You must implement the sort method in Sorter.java. Your implementation should use quicksort on problems of size greater than switchSize and insertion sort on smaller problems. If doShortFirst is


true

then quicksort should always solve the smaller subproblem first. Else it should always solve the "left" subproblem first. To choose a pivot element, your partition algorithm should choose medianOf random indices in the appropriate range and choose the median of the values in those array indices.

The values of switchSize, doShortFirst, and medianOf are set in the constructor of a Sorter object and should not be subsequently modified.

Constant-factor efficiency matters since the whole purpose of the experiment is to compare asymptotically-equivalent methods. Your sorting implementation should not make any calls to new except the one in the constructor already written for you. Your method for finding the median of medianOf elements should re-use the same private possible array each time (already written for you). Use the modified form of insertion sort we discussed in class for finding the median.

Advice: Make sure your implementation is correct. Test separately that your median-finding code works. Test that your sorting code works. Experimental data has little meaning if you are not conducting the experiements you think you are. We will test your sorting program for correctness. This includes that it sorts its input and that it follows the method-switching, subproblem-doing, and median-finding specifictions.

What you need to do

The test program will produce a 160 line output file which records 160 data points using your sorting methods. Specifically, every combination of the following parameters is recorded:

Number of elements sorted: 10000, 20000, 30000, 40000
Threshold below which insertion sort is used: 0, 10, 25, 40
Is the smaller subproblem always done first: yes, no
Number of random elements from which the median is the pivot: 1, 3, 5, 7, 9

The output file has each of these parameters separated by tab characters, followed by the running time in milliseconds. Actually, the running time is the average of four runs with the parameters. This format makes it convenient to use other software (such as a spreadsheet or math program) to help interpret the data.
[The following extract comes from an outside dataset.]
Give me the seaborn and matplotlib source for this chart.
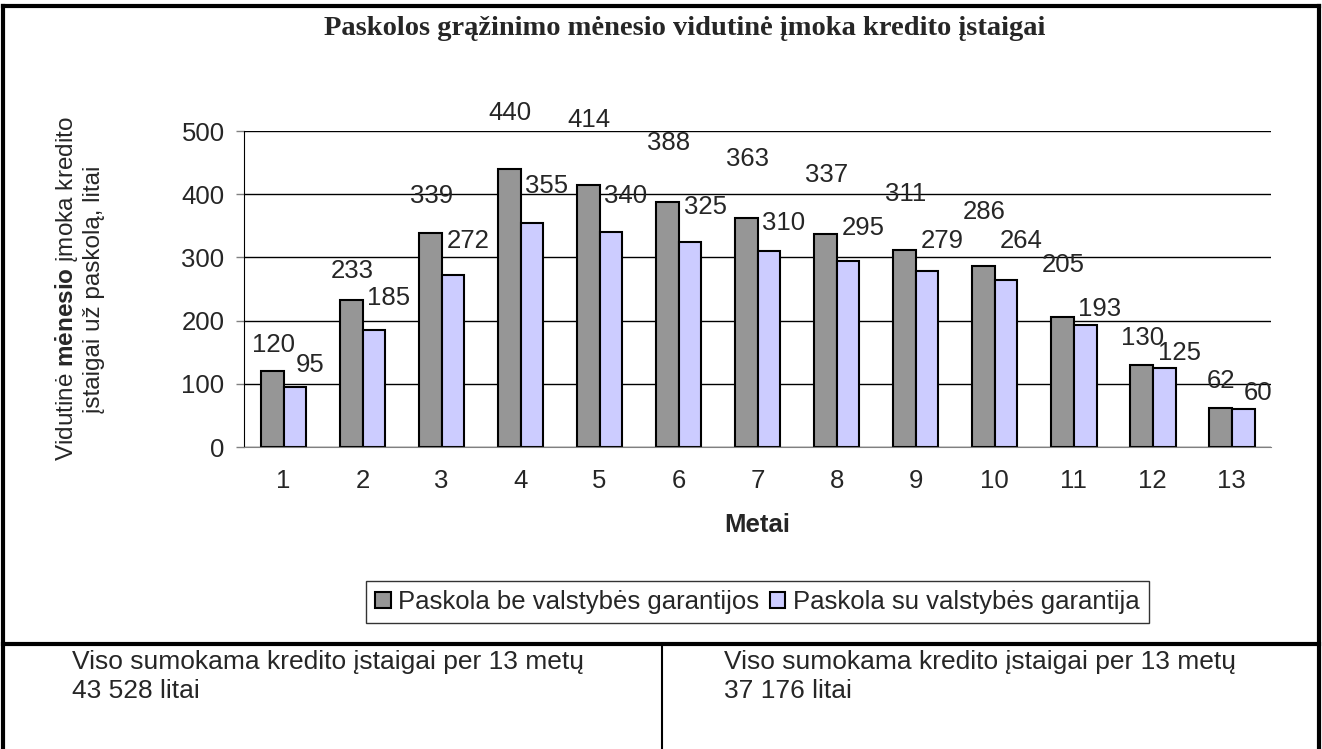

Your job is to create a lab report interpreting the data. Your report should be formatted appropriately. Although you do not need to follow this outline exactly, make sure you have:

Title
Introduction -- A short summary of the experiment, why it is relevant, and what it showed.
Experimental Procedures -- Be thorough! Include at least:
- The hardware used.
- The software used.
- The type of data used.
- The number of experiments conducted.
- The data gathered.
Some of this information can be taken from this document, although be sure to emphasize any deviations. Some of it will be different for each report. Include enough information so that someone could reasonably re-create the experiment. Give a short overview of your implementation. Describe the different improvements you implemented. Refer to your complete source code, which should be attached as an appendix to your report. For the sake of completeness, include all source files.
Results -- Do not just quote numbers; organize and summarize them. Explain what trends are observed. Investigate any issues which are relevant and interesting, including:
- Whether the data supports the theoretical running time of quicksort.
- How each of the alleged improvements affects running time.
- How combinations of improvements interact.
This should probably be the longest section of your report. It is unlikely that you can present the data effectively without the use of several well-chosen graphs.
Conclusions -- Hypothesize why you observed the trends you did. Do not just quote numbers; interpret them. Discuss what trade-offs are probably occurring. Mention further experiments you might perform to verify your conclusions or test new hypotheses.
Summary -- Briefly discuss how your conclusions could be appropriately used by others making implementation decisions.
Raw Data -- Include the data you collected in an appendix.

Making Changes

You are welcome to make changes to the testing code in order to collect different data which you feel will make for a better report. Since your report will discuss the data in detail, any changes will be apparent to the grader. Also, realize that the instructor's sample solution takes about 2.5 minutes to run on a 266MHz Pentium II with 64MB RAM using Visual J++. You may need to change data sizes so that the running time is reasonable for your environment (too short causes bad data, too long causes impatience).

The code uses a PrintWriter object to produce output. It should be trivial to change this to be compatible with older versions of Java.

Advice

Do not use large data sets until you are sure your implementation is correct. Otherwise, you will be wasting your time.
Spend most of your time on the report. You will be graded on presentation. Style is just as important in English as it is in Java. Be well-organized, clear, and coherent.
Think while you crunch the numbers. The goal is to do good science/engineering and discover natural patterns.

Extra Credit

Making our sorting implementation polymorphic greatly increases its usefulness as we create new kinds of data which must be sorted. But this might be at the expense of making it less efficient for storing small numbers. For extra credit, explore the running time effect of polymorphism in this context. Do this by comparing/contrasting with two other possible implementations:

Sorting OrderedInteger objects instead of Sortable objects. That is, make a version of your program which knows it is sorting OrderedInteger objects.
Sorting ints. That is, make a version of your program that does not sort Objects.

Make the appropriate additions to your report to present, interpret, and conclude your findings.